Task description: Take the line containing "Write the matplotlib code for this chart." as the first line and the line containing "left += vals" as the last, and output that span verbatim without any images.

(Records with drawing code)
>>>>>

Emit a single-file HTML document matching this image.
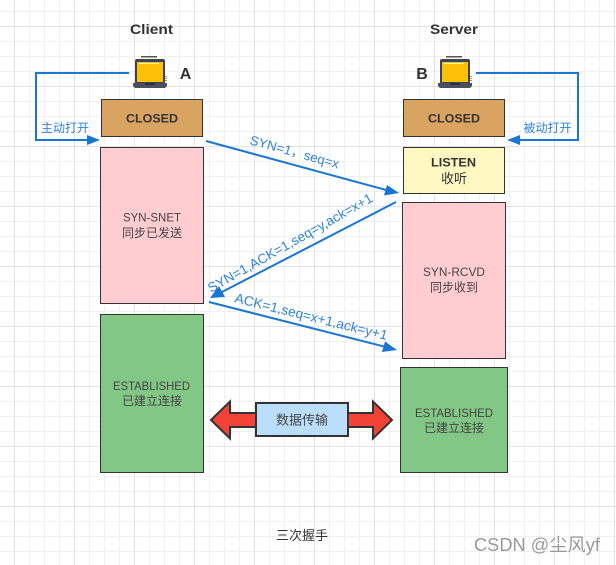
<!DOCTYPE html>
<html><head><meta charset="utf-8"><style>
html,body{margin:0;padding:0;background:#fff}
svg{display:block}
text{font-family:"Liberation Sans","Noto Sans CJK SC",sans-serif}
.d{fill:#333}
.b{fill:#1976d2;fill-opacity:.9}
</style></head><body>
<svg width="616" height="565" viewBox="0 0 616 565" xmlns="http://www.w3.org/2000/svg">
<defs>
<pattern id="g" width="60" height="60" patternUnits="userSpaceOnUse" x="14" y="26">
<path d="M15 0V60M30 0V60M45 0V60M0 15H60M0 30H60M0 45H60" stroke="#f0f0f0" stroke-width="1" fill="none" transform="translate(.5 .5)"/>
<path d="M0 0V60M0 0H60" stroke="#e2e2e2" stroke-width="1" fill="none" transform="translate(.5 .5)"/>
</pattern>
<g id="lap">
<rect x="8" y="0" width="16" height="1.500" fill="#555"/>
<rect x="2" y="3" width="30" height="25" rx="2" fill="#3f4452"/>
<rect x="4" y="6" width="26" height="20" fill="#ffc107"/>
<rect x="6" y="7" width="20" height="1" fill="#fff3c0"/>
<path d="M0 27H34V30L32 32H2L0 30Z" fill="#4a4f5e"/>
<rect x="12" y="27" width="10" height="2" fill="#2c2f38"/>
<path d="M33 20V25" stroke="#333" stroke-width="1" stroke-dasharray="1 1"/>
</g>
</defs>
<rect width="616" height="565" fill="#fff"/>
<rect width="616" height="565" fill="url(#g)"/>

<text x="130" y="34" textLength="43" lengthAdjust="spacingAndGlyphs" font-size="14" font-weight="bold" class="d">Client</text>
<text x="430" y="34" textLength="48" lengthAdjust="spacingAndGlyphs" font-size="14" font-weight="bold" class="d">Server</text>
<text x="185.500" y="79" text-anchor="middle" font-size="16" font-weight="bold" class="d">A</text>
<text x="422" y="79" text-anchor="middle" font-size="16" font-weight="bold" class="d">B</text>
<use href="#lap" x="133" y="56"/>
<use href="#lap" x="438" y="56"/>

<g stroke="#333" stroke-width="1">
<rect x="101.500" y="99.500" width="101" height="37" fill="#d9a362"/>
<rect x="403.500" y="99.500" width="101" height="37" fill="#d9a362"/>
<rect x="100.500" y="147.500" width="103" height="156" fill="#ffccd2"/>
<rect x="403.500" y="147.500" width="101" height="46" fill="#fff8c2"/>
<rect x="402.500" y="202.500" width="103" height="156" fill="#ffccd2"/>
<rect x="100.500" y="314.500" width="103" height="158" fill="#82c785"/>
<rect x="400.500" y="367.500" width="107" height="105" fill="#82c785"/>
</g>

<g font-size="12" font-weight="bold" class="d">
<text x="126" y="122.500" textLength="52" lengthAdjust="spacingAndGlyphs">CLOSED</text>
<text x="428" y="122.500" textLength="52" lengthAdjust="spacingAndGlyphs">CLOSED</text>
<text x="431" y="166.500" textLength="45" lengthAdjust="spacingAndGlyphs">LISTEN</text>
<text x="441" y="183" font-size="13" font-weight="normal">收听</text>
</g>
<g font-size="12" fill="#444">
<text x="123" y="221.500" textLength="58" lengthAdjust="spacingAndGlyphs">SYN-SNET</text>
<text x="152" y="237" text-anchor="middle">同步已发送</text>
<text x="423" y="276" textLength="62" lengthAdjust="spacingAndGlyphs">SYN-RCVD</text>
<text x="454" y="291.500" text-anchor="middle">同步收到</text>
<text x="113" y="390" textLength="77" lengthAdjust="spacingAndGlyphs">ESTABLISHED</text>
<text x="152" y="405" text-anchor="middle">已建立连接</text>
<text x="415" y="417" textLength="78" lengthAdjust="spacingAndGlyphs">ESTABLISHED</text>
<text x="454" y="432" text-anchor="middle">已建立连接</text>
</g>

<g fill="none" stroke="#1976d2" stroke-width="2">
<path d="M129 73H36V140H90"/>
<path d="M476 73H578V140H518"/>
<path d="M206 141L388 190.500"/>
<path d="M396 202L219 293.500"/>
<path d="M209 302L388 347.500"/>
</g>
<g fill="#1976d2">
<path d="M100 140L87 135V145Z"/>
<path d="M507 140L520 135V145Z"/>
<path d="M399 193L384 195.500L387 185Z"/>
<path d="M210 298L219 286L225 297Z"/>
<path d="M397 350L382 352L385 341.500Z"/>
</g>

<text x="65" y="132" text-anchor="middle" font-size="12" class="b">主动打开</text>
<text x="547.500" y="132" text-anchor="middle" font-size="12" class="b">被动打开</text>
<text transform="translate(249 144) rotate(15.500)" font-size="13" textLength="92" lengthAdjust="spacingAndGlyphs" class="b">SYN=1，seq=x</text>
<text transform="translate(211 293) rotate(-29.500)" font-size="13.500" textLength="187" lengthAdjust="spacingAndGlyphs" class="b">SYN=1,ACK=1,seq=y,ack=x+1</text>
<text transform="translate(234 302) rotate(14)" font-size="13.500" textLength="157" lengthAdjust="spacingAndGlyphs" class="b">ACK=1,seq=x+1,ack=y+1</text>

<path d="M211 420L230 401.500V413H373V401.500L392 420L373 438.500V427H230V438.500Z" fill="#f44336" stroke="#333" stroke-width="2"/>
<rect x="256" y="403" width="92" height="33" fill="#bbdefb" stroke="#333" stroke-width="2"/>
<text x="302" y="424.500" text-anchor="middle" font-size="13" fill="#444">数据传输</text>

<text x="302" y="540" text-anchor="middle" font-size="13" fill="#333">三次握手</text>
<text x="474" y="551" textLength="126" lengthAdjust="spacingAndGlyphs" font-size="18" fill="#999">CSDN @尘风yf</text>
</svg>
</body></html>
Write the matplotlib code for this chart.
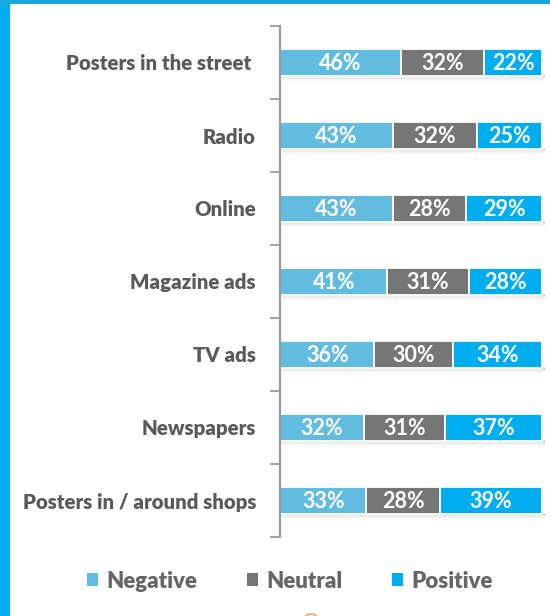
import matplotlib
matplotlib.use("Agg")
import matplotlib.pyplot as plt
from matplotlib.patches import Rectangle, Patch, Arc
import numpy as np

categories = ["Posters in the street ", "Radio", "Online", "Magazine ads",
              "TV ads", "Newspapers", "Posters in / around shops"]
negative = [46, 43, 43, 41, 36, 32, 33]
neutral = [32, 32, 28, 31, 30, 31, 28]
positive = [22, 25, 29, 28, 34, 37, 39]
series_names = ["Negative", "Neutral", "Positive"]
colors = ["#62BCE0", "#767676", "#00ADEF"]

plt.rcParams['font.family'] = ['Lato', 'DejaVu Sans']

W, H = 550, 616
fig = plt.figure(figsize=(W / 100, H / 100), dpi=100)

# axes placement (pixels)
ax_left, ax_right, ax_top, ax_bottom = 280, 545, 26, 537
ax = fig.add_axes([ax_left / W, 1 - ax_bottom / H, (ax_right - ax_left) / W, (ax_bottom - ax_top) / H])

n = len(categories)
y = np.arange(n)
bar_h = 0.38
px = 1 / 73.0  # one pixel in data y units

# shadows
for yi in y:
    for k in range(6):
        a = 0.13 * (1 - k / 6)
        ax.add_patch(Rectangle((0.6, yi + bar_h / 2 + k * px * 0.9 - px), 100.6, px * 1.2,
                               facecolor="black", alpha=a, edgecolor="none", zorder=1))

data = [negative, neutral, positive]
left = np.zeros(n)
for vals, c, name in zip(data, colors, series_names):
    vals = np.array(vals, dtype=float)
    bars = ax.barh(y, vals, left=left, height=bar_h, color=c, edgecolor="white",
                   linewidth=1.3, zorder=2, label=name)
    for b, v in zip(bars, vals):
        ax.text(b.get_x() + b.get_width() / 2, b.get_y() + b.get_height() / 2 + 0.01,
                f"{int(v)}%", ha="center", va="center", color="white",
                fontsize=15.5, fontweight=700, zorder=3)
    left += vals

ax.set_xlim(0, 101.1)
ax.set_ylim(n - 0.5, -0.5)
ax.set_xticks([])
ax.set_yticks(y)
ax.set_yticklabels(categories, fontsize=14.7, fontweight=800, color="#5A5A5A")
ax.tick_params(axis="y", which="major", length=0, pad=17.3)
ax.set_yticks(np.arange(-0.5, n, 1.0), minor=True)
ax.tick_params(axis="y", which="minor", length=7, width=1.3, color="#9A9A9A", direction="out")
for s in ["top", "right", "bottom"]:
    ax.spines[s].set_visible(False)
ax.spines["left"].set_color("#9A9A9A")
ax.spines["left"].set_linewidth(1.6)
ax.patch.set_alpha(0)

# legend
handles = [Patch(facecolor=c, edgecolor="none", label=nm) for c, nm in zip(colors, series_names)]
leg = fig.legend(handles=handles, loc="center", bbox_to_anchor=(0.527, 1 - 581 / H), ncol=3,
                 frameon=False, handlelength=0.5, handleheight=0.5, handletextpad=0.35,
                 columnspacing=2.25, prop={"size": 16, "weight": 800})
for t in leg.get_texts():
    t.set_color("#666666")

# blue border
fig.patches.append(Rectangle((0, 0), 10 / W, 1, transform=fig.transFigure,
                             facecolor="#00AEEF", edgecolor="none", zorder=10))
fig.patches.append(Rectangle((0, 1 - 3.5 / H), 1, 3.5 / H, transform=fig.transFigure,
                             facecolor="#17A9DB", edgecolor="none", zorder=10))
fig.patches.append(Arc((311 / W, 1 - 622 / H), 16 / W, 16 / H, theta1=40, theta2=140,
                       transform=fig.transFigure, edgecolor="#F2A36B", linewidth=1.2, zorder=10))

fig.savefig("out.png", dpi=100)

<<<<<

Answer to this task:
Write the matplotlib code for this chart.
import matplotlib
matplotlib.use("Agg")
import matplotlib.pyplot as plt
from matplotlib.patches import Rectangle, Patch, Arc
import numpy as np

categories = ["Posters in the street ", "Radio", "Online", "Magazine ads",
              "TV ads", "Newspapers", "Posters in / around shops"]
negative = [46, 43, 43, 41, 36, 32, 33]
neutral = [32, 32, 28, 31, 30, 31, 28]
positive = [22, 25, 29, 28, 34, 37, 39]
series_names = ["Negative", "Neutral", "Positive"]
colors = ["#62BCE0", "#767676", "#00ADEF"]

plt.rcParams['font.family'] = ['Lato', 'DejaVu Sans']

W, H = 550, 616
fig = plt.figure(figsize=(W / 100, H / 100), dpi=100)

# axes placement (pixels)
ax_left, ax_right, ax_top, ax_bottom = 280, 545, 26, 537
ax = fig.add_axes([ax_left / W, 1 - ax_bottom / H, (ax_right - ax_left) / W, (ax_bottom - ax_top) / H])

n = len(categories)
y = np.arange(n)
bar_h = 0.38
px = 1 / 73.0  # one pixel in data y units

# shadows
for yi in y:
    for k in range(6):
        a = 0.13 * (1 - k / 6)
        ax.add_patch(Rectangle((0.6, yi + bar_h / 2 + k * px * 0.9 - px), 100.6, px * 1.2,
                               facecolor="black", alpha=a, edgecolor="none", zorder=1))

data = [negative, neutral, positive]
left = np.zeros(n)
for vals, c, name in zip(data, colors, series_names):
    vals = np.array(vals, dtype=float)
    bars = ax.barh(y, vals, left=left, height=bar_h, color=c, edgecolor="white",
                   linewidth=1.3, zorder=2, label=name)
    for b, v in zip(bars, vals):
        ax.text(b.get_x() + b.get_width() / 2, b.get_y() + b.get_height() / 2 + 0.01,
                f"{int(v)}%", ha="center", va="center", color="white",
                fontsize=15.5, fontweight=700, zorder=3)
    left += vals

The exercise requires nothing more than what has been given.